When you want to look at your entire player base and do a cross-shard query, we found that MySQL really fell down. Our original Vertica proof of concept (POC) was just to replace these A/B test queries, which have to look across the entire population.
So in comes Vertica. We set up a single node, a Vertica data warehouse. We pull in a year's worth of data, and the same query to synthesize these sessions ran in 800 milliseconds.
So the thing that took 24 hours, which is 86,400 seconds, ran in less than one second. By the way, that 24-hour query was running across dozens of machines, and this Vertica query was running on a single server of commodity hardware.
That's when we really became believers in the power of the column store and column-oriented data warehouses. From the small beginning of just one simple query, it’s now expanded -- and pretty much our whole business runs on top of HP Vertica on the data warehouse side.
Lessons learned
Gardner: As I said, I think GSN Games is a really harbinger of what a lot of other companies in many different vertical industries will be seeking. Looking back, if you had to do it again, what might you have done differently or what suggestions might you have for others who would like to be able to do what you are doing?
Wills: I definitely wish that we had switched to a column store sooner. I think the reason that we've been so successful at this is because of our game design team, which was so open to using data.
I definitely wish that we had switched to a column store sooner.
I’ve heard hard stories from other companies where they want to use a data-driven approach, and there's just a lot of cultural inertia and push back against doing that.

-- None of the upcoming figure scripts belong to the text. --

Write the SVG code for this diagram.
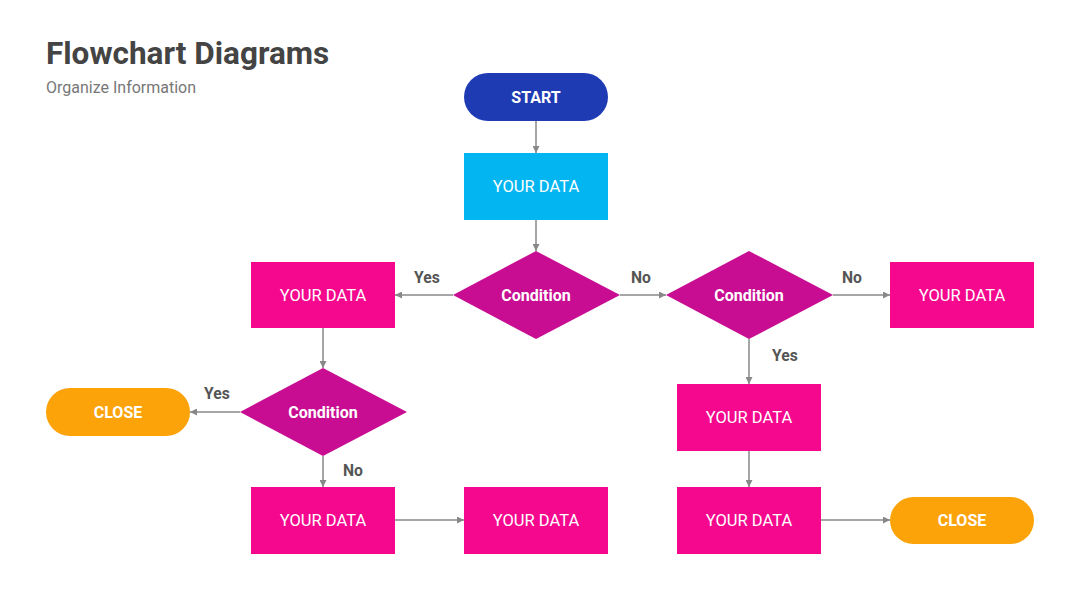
<svg xmlns="http://www.w3.org/2000/svg" width="1080" height="608" viewBox="0 0 1080 608">
<defs>
<marker id="ah" viewBox="0 0 10 10" refX="10" refY="5" markerWidth="7" markerHeight="7" markerUnits="userSpaceOnUse" orient="auto"><path d="M0,0 L10,5 L0,10 Z" fill="#888"/></marker>
<style>
text{font-family:Roboto,"Liberation Sans",sans-serif}
.t{fill:#fff;font-size:16.5px;text-anchor:middle;dominant-baseline:central}
.b{font-weight:bold;font-size:16px}
.lbl{fill:#555;font-size:15.7px;font-weight:bold}
.c line{stroke:#888;stroke-width:1.5;marker-end:url(#ah)}
.box{fill:#F5078E}
.dia{fill:#C80D92}
.close{fill:#FDA30A}
</style>
</defs>
<rect width="1080" height="608" fill="#fff"/>
<text x="46" y="64" font-size="31.5" font-weight="bold" fill="#444">Flowchart Diagrams</text>
<text x="46" y="93" font-size="16" fill="#777">Organize Information</text>
<g class="c" id="connectors">
<line x1="536" y1="121" x2="536" y2="153"/>
<line x1="536" y1="220" x2="536" y2="251"/>
<line x1="453" y1="295" x2="395" y2="295"/>
<line x1="620" y1="295" x2="666" y2="295"/>
<line x1="833" y1="295" x2="890" y2="295"/>
<line x1="749" y1="339" x2="749" y2="384"/>
<line x1="749" y1="451" x2="749" y2="487"/>
<line x1="821" y1="520" x2="890" y2="520"/>
<line x1="323" y1="328" x2="323" y2="368"/>
<line x1="240" y1="412" x2="190" y2="412"/>
<line x1="323" y1="456" x2="323" y2="487"/>
<line x1="395" y1="520" x2="464" y2="520"/>
</g>
<g id="labels">
<text class="lbl" x="414" y="283">Yes</text>
<text class="lbl" x="631" y="283">No</text>
<text class="lbl" x="842" y="283">No</text>
<text class="lbl" x="772" y="361">Yes</text>
<text class="lbl" x="204" y="399">Yes</text>
<text class="lbl" x="343" y="476">No</text>
</g>
<g id="start"><rect x="464" y="73" width="144" height="48" rx="24" fill="#1F3BB3"/><text class="t b" x="536" y="97">START</text></g>
<g id="data1"><rect x="464" y="153" width="144" height="67" fill="#03B6F1"/><text class="t" x="536" y="186.5">YOUR DATA</text></g>
<g id="cond1"><polygon class="dia" points="536,251 620,295 536,339 453,295"/><text class="t b" x="536" y="295">Condition</text></g>
<g id="cond2"><polygon class="dia" points="749,251 833,295 749,339 666,295"/><text class="t b" x="749" y="295">Condition</text></g>
<g id="cond3"><polygon class="dia" points="323,368 407,412 323,456 240,412"/><text class="t b" x="323" y="412">Condition</text></g>
<g id="dataL"><rect class="box" x="251" y="262" width="144" height="66"/><text class="t" x="323" y="295">YOUR DATA</text></g>
<g id="dataR"><rect class="box" x="890" y="262" width="144" height="66"/><text class="t" x="962" y="295">YOUR DATA</text></g>
<g id="dataRM"><rect class="box" x="677" y="384" width="144" height="67"/><text class="t" x="749" y="417.5">YOUR DATA</text></g>
<g id="dataRB"><rect class="box" x="677" y="487" width="144" height="67"/><text class="t" x="749" y="520.5">YOUR DATA</text></g>
<g id="dataLB"><rect class="box" x="251" y="487" width="144" height="67"/><text class="t" x="323" y="520.5">YOUR DATA</text></g>
<g id="dataMB"><rect class="box" x="464" y="487" width="144" height="67"/><text class="t" x="536" y="520.5">YOUR DATA</text></g>
<g id="closeL"><rect class="close" x="46" y="388" width="144" height="48" rx="24"/><text class="t b" x="118" y="412">CLOSE</text></g>
<g id="closeR"><rect class="close" x="890" y="497" width="144" height="47" rx="23.5"/><text class="t b" x="962" y="520.5">CLOSE</text></g>
</svg>
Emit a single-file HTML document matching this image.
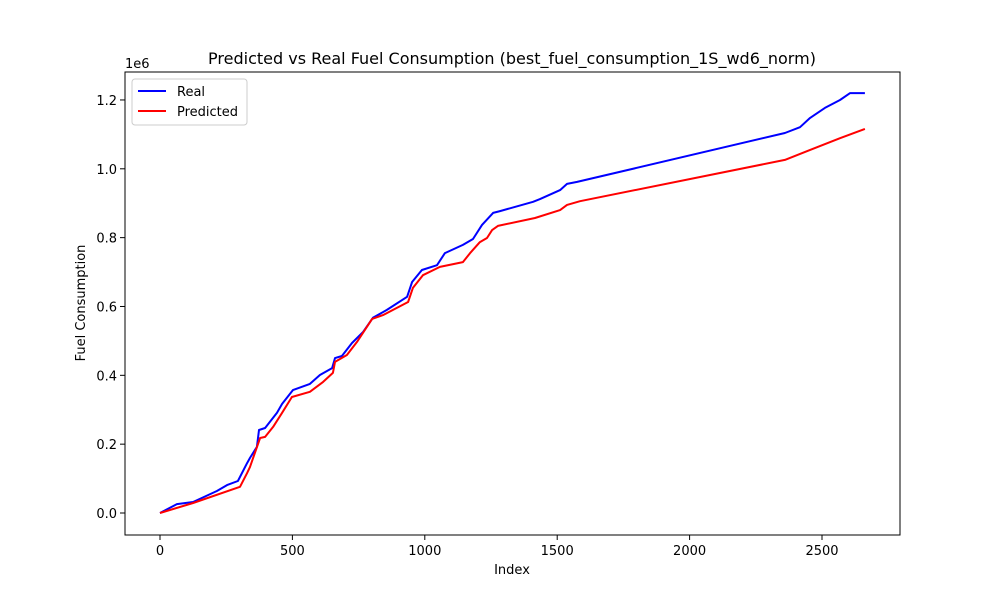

It's hard to be consistently proven wrong in your job, which is always what happens when you rely on data.
The real thing that's helped us get to the point we are in is a culture and a company where everybody is open to being wrong -- and open to being proven wrong by the data, which I am very thankful for.
Gardner: Well, it's good to be data-driven, and I think you should feel good being responsible for making 110 million people feel good about themselves every day.